REQUIRED TASK:
Print the listing as it stands, omitting all images.

INFORMATION SHOWN:
* * *
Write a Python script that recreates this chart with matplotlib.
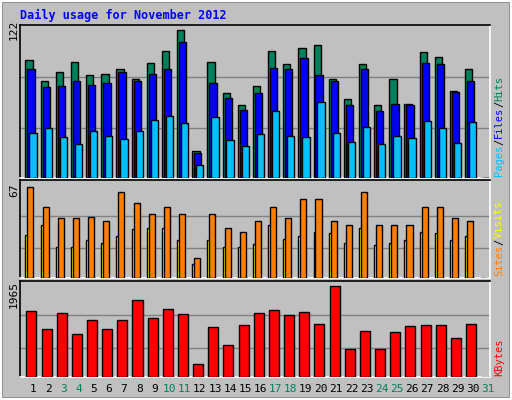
import matplotlib
matplotlib.use("Agg")
import matplotlib.pyplot as plt
from matplotlib.patches import Rectangle
import numpy as np

days = [str(d) for d in range(1, 32)]
weekend_days = [3, 4, 10, 11, 17, 18, 24, 25, 31]
hits = [97, 80, 87, 96, 85, 86, 90, 82, 95, 105, 122, 22, 96, 70, 60, 76, 105, 94, 107, 110,
        82, 65, 94, 60, 82, 61, 104, 100, 72, 90, 0]
files = [90, 75, 76, 80, 77, 78, 87, 80, 86, 90, 112, 21, 78, 66, 56, 70, 91, 90, 99, 85,
         80, 60, 90, 55, 61, 60, 95, 94, 71, 80, 0]
pages = [37, 41, 34, 28, 39, 35, 32, 39, 48, 51, 45, 11, 50, 31, 26, 36, 55, 35, 34, 63,
         37, 30, 42, 28, 35, 33, 47, 41, 29, 46, 0]
visits = [67, 52, 44, 44, 45, 42, 63, 55, 47, 52, 47, 15, 47, 37, 34, 42, 52, 44, 58, 58,
          42, 39, 63, 39, 39, 39, 52, 52, 44, 42, 0]
sites = [32, 39, 23, 23, 28, 26, 31, 36, 37, 37, 28, 10, 28, 23, 23, 25, 39, 29, 31, 34,
         33, 26, 37, 24, 26, 28, 34, 33, 28, 31, 0]
kbytes = [1425, 1036, 1382, 928, 1231, 1036, 1231, 1663, 1274, 1468, 1360, 281, 1080, 691,
          1123, 1382, 1447, 1339, 1404, 1144, 1965, 605, 993, 605, 972, 1101, 1123, 1123, 842,
          1144, 0]

W, H = 512, 400
fig = plt.figure(figsize=(W/100, H/100), dpi=100)
fig.patch.set_facecolor("#C0C0C0")
mono = "DejaVu Sans Mono"

fig.add_artist(Rectangle((0, 0), 1, 1, transform=fig.transFigure, fill=False,
                         edgecolor="#808080", lw=4))
fig.add_artist(Rectangle((1/W, 1/H), 1-2/W, 1-2/H, transform=fig.transFigure, fill=False,
                         edgecolor="white", lw=1.5))

fig.text(20/W, 1-15/H, "Daily usage for November 2012", color="#0000ff",
         fontfamily=mono, fontweight="bold", fontsize=8.5, va="center")

x = np.arange(31)
L, R = 20/W, 490/W

def panel(top, bot, vmax):
    ax = fig.add_axes([L, 1-bot/H, R-L, (bot-top)/H])
    ax.set_facecolor("#C0C0C0")
    ax.set_xlim(-0.86, 30.14)
    ax.set_ylim(0, vmax)
    ax.set_xticks([]); ax.set_yticks([])
    for name, s in ax.spines.items():
        s.set_linewidth(1.2)
        s.set_color("black" if name in ("top", "left") else "white")
    return ax

bk = dict(edgecolor="black", linewidth=1, align="edge", zorder=3)

ax1 = panel(25, 178, 122 * 152/147)
for f in (0.34, 0.68):
    ax1.axhline(122*f, color="#808080", lw=1, zorder=1)
ax1.bar(x-0.5, hits, 0.48, color="#00805c", **bk)
ax1.bar(x-0.37, files, 0.48, color="#0000ff", **bk)
ax1.bar(x-0.24, pages, 0.48, color="#00c0ff", **bk)

ax2 = panel(180, 278, 67 * 99/92)
for f in (0.326, 0.685):
    ax2.axhline(67*f, color="#808080", lw=1, zorder=1)
ax2.bar(x-0.5, sites, 0.27, color="#ffff00", **bk)
ax2.bar(x-0.37, visits, 0.4, color="#ff8000", **bk)

ax3 = panel(281, 377, 1965 * 96/91)
for f in (0.32, 0.68):
    ax3.axhline(1965*f, color="#808080", lw=1, zorder=1)
ax3.bar(x-0.44, kbytes, 0.66, color="#ff0000", **bk)

fig.text(14/W, 1-30/H, "122", rotation=90, fontfamily=mono, fontsize=8, ha="center", va="center")
fig.text(14/W, 1-190/H, "67", rotation=90, fontfamily=mono, fontsize=8, ha="center", va="center")
fig.text(14/W, 1-295/H, "1965", rotation=90, fontfamily=mono, fontsize=8, ha="center", va="center")

renderer = fig.canvas.get_renderer()
def stack(parts, ybottom):
    y = ybottom
    for txt, col in parts:
        t = fig.text(499/W, y/H, txt, rotation=90, color=col, fontfamily=mono, fontsize=7.5,
                     ha="center", va="bottom")
        bb = t.get_window_extent(renderer=renderer)
        y += bb.height
stack([("Pages", "#00c0ff"), ("/", "black"), ("Files", "#0000ff"), ("/", "black"), ("Hits", "#00805c")], 400-176)
stack([("Sites", "#ff8000"), ("/", "black"), ("Visits", "#ffff00")], 400-276)
stack([("KBytes", "#ff0000")], 400-376)

for i, d in enumerate(days):
    col = "#00805c" if int(d) in weekend_days else "black"
    xp = L + (i + 0.86) / 31 * (R - L)
    fig.text(xp, 1-389/H, d, color=col, fontfamily=mono, fontsize=8, ha="center", va="center")

fig.savefig("out.png", dpi=100, facecolor=fig.get_facecolor())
* * *
PROBLEM SOLUTION:
Write a Python script that recreates this chart with matplotlib.
import matplotlib
matplotlib.use("Agg")
import matplotlib.pyplot as plt
from matplotlib.patches import Rectangle
import numpy as np

days = [str(d) for d in range(1, 32)]
weekend_days = [3, 4, 10, 11, 17, 18, 24, 25, 31]
hits = [97, 80, 87, 96, 85, 86, 90, 82, 95, 105, 122, 22, 96, 70, 60, 76, 105, 94, 107, 110,
        82, 65, 94, 60, 82, 61, 104, 100, 72, 90, 0]
files = [90, 75, 76, 80, 77, 78, 87, 80, 86, 90, 112, 21, 78, 66, 56, 70, 91, 90, 99, 85,
         80, 60, 90, 55, 61, 60, 95, 94, 71, 80, 0]
pages = [37, 41, 34, 28, 39, 35, 32, 39, 48, 51, 45, 11, 50, 31, 26, 36, 55, 35, 34, 63,
         37, 30, 42, 28, 35, 33, 47, 41, 29, 46, 0]
visits = [67, 52, 44, 44, 45, 42, 63, 55, 47, 52, 47, 15, 47, 37, 34, 42, 52, 44, 58, 58,
          42, 39, 63, 39, 39, 39, 52, 52, 44, 42, 0]
sites = [32, 39, 23, 23, 28, 26, 31, 36, 37, 37, 28, 10, 28, 23, 23, 25, 39, 29, 31, 34,
         33, 26, 37, 24, 26, 28, 34, 33, 28, 31, 0]
kbytes = [1425, 1036, 1382, 928, 1231, 1036, 1231, 1663, 1274, 1468, 1360, 281, 1080, 691,
          1123, 1382, 1447, 1339, 1404, 1144, 1965, 605, 993, 605, 972, 1101, 1123, 1123, 842,
          1144, 0]

W, H = 512, 400
fig = plt.figure(figsize=(W/100, H/100), dpi=100)
fig.patch.set_facecolor("#C0C0C0")
mono = "DejaVu Sans Mono"

fig.add_artist(Rectangle((0, 0), 1, 1, transform=fig.transFigure, fill=False,
                         edgecolor="#808080", lw=4))
fig.add_artist(Rectangle((1/W, 1/H), 1-2/W, 1-2/H, transform=fig.transFigure, fill=False,
                         edgecolor="white", lw=1.5))

fig.text(20/W, 1-15/H, "Daily usage for November 2012", color="#0000ff",
         fontfamily=mono, fontweight="bold", fontsize=8.5, va="center")

x = np.arange(31)
L, R = 20/W, 490/W

def panel(top, bot, vmax):
    ax = fig.add_axes([L, 1-bot/H, R-L, (bot-top)/H])
    ax.set_facecolor("#C0C0C0")
    ax.set_xlim(-0.86, 30.14)
    ax.set_ylim(0, vmax)
    ax.set_xticks([]); ax.set_yticks([])
    for name, s in ax.spines.items():
        s.set_linewidth(1.2)
        s.set_color("black" if name in ("top", "left") else "white")
    return ax

bk = dict(edgecolor="black", linewidth=1, align="edge", zorder=3)

ax1 = panel(25, 178, 122 * 152/147)
for f in (0.34, 0.68):
    ax1.axhline(122*f, color="#808080", lw=1, zorder=1)
ax1.bar(x-0.5, hits, 0.48, color="#00805c", **bk)
ax1.bar(x-0.37, files, 0.48, color="#0000ff", **bk)
ax1.bar(x-0.24, pages, 0.48, color="#00c0ff", **bk)

ax2 = panel(180, 278, 67 * 99/92)
for f in (0.326, 0.685):
    ax2.axhline(67*f, color="#808080", lw=1, zorder=1)
ax2.bar(x-0.5, sites, 0.27, color="#ffff00", **bk)
ax2.bar(x-0.37, visits, 0.4, color="#ff8000", **bk)

ax3 = panel(281, 377, 1965 * 96/91)
for f in (0.32, 0.68):
    ax3.axhline(1965*f, color="#808080", lw=1, zorder=1)
ax3.bar(x-0.44, kbytes, 0.66, color="#ff0000", **bk)

fig.text(14/W, 1-30/H, "122", rotation=90, fontfamily=mono, fontsize=8, ha="center", va="center")
fig.text(14/W, 1-190/H, "67", rotation=90, fontfamily=mono, fontsize=8, ha="center", va="center")
fig.text(14/W, 1-295/H, "1965", rotation=90, fontfamily=mono, fontsize=8, ha="center", va="center")

renderer = fig.canvas.get_renderer()
def stack(parts, ybottom):
    y = ybottom
    for txt, col in parts:
        t = fig.text(499/W, y/H, txt, rotation=90, color=col, fontfamily=mono, fontsize=7.5,
                     ha="center", va="bottom")
        bb = t.get_window_extent(renderer=renderer)
        y += bb.height
stack([("Pages", "#00c0ff"), ("/", "black"), ("Files", "#0000ff"), ("/", "black"), ("Hits", "#00805c")], 400-176)
stack([("Sites", "#ff8000"), ("/", "black"), ("Visits", "#ffff00")], 400-276)
stack([("KBytes", "#ff0000")], 400-376)

for i, d in enumerate(days):
    col = "#00805c" if int(d) in weekend_days else "black"
    xp = L + (i + 0.86) / 31 * (R - L)
    fig.text(xp, 1-389/H, d, color=col, fontfamily=mono, fontsize=8, ha="center", va="center")

fig.savefig("out.png", dpi=100, facecolor=fig.get_facecolor())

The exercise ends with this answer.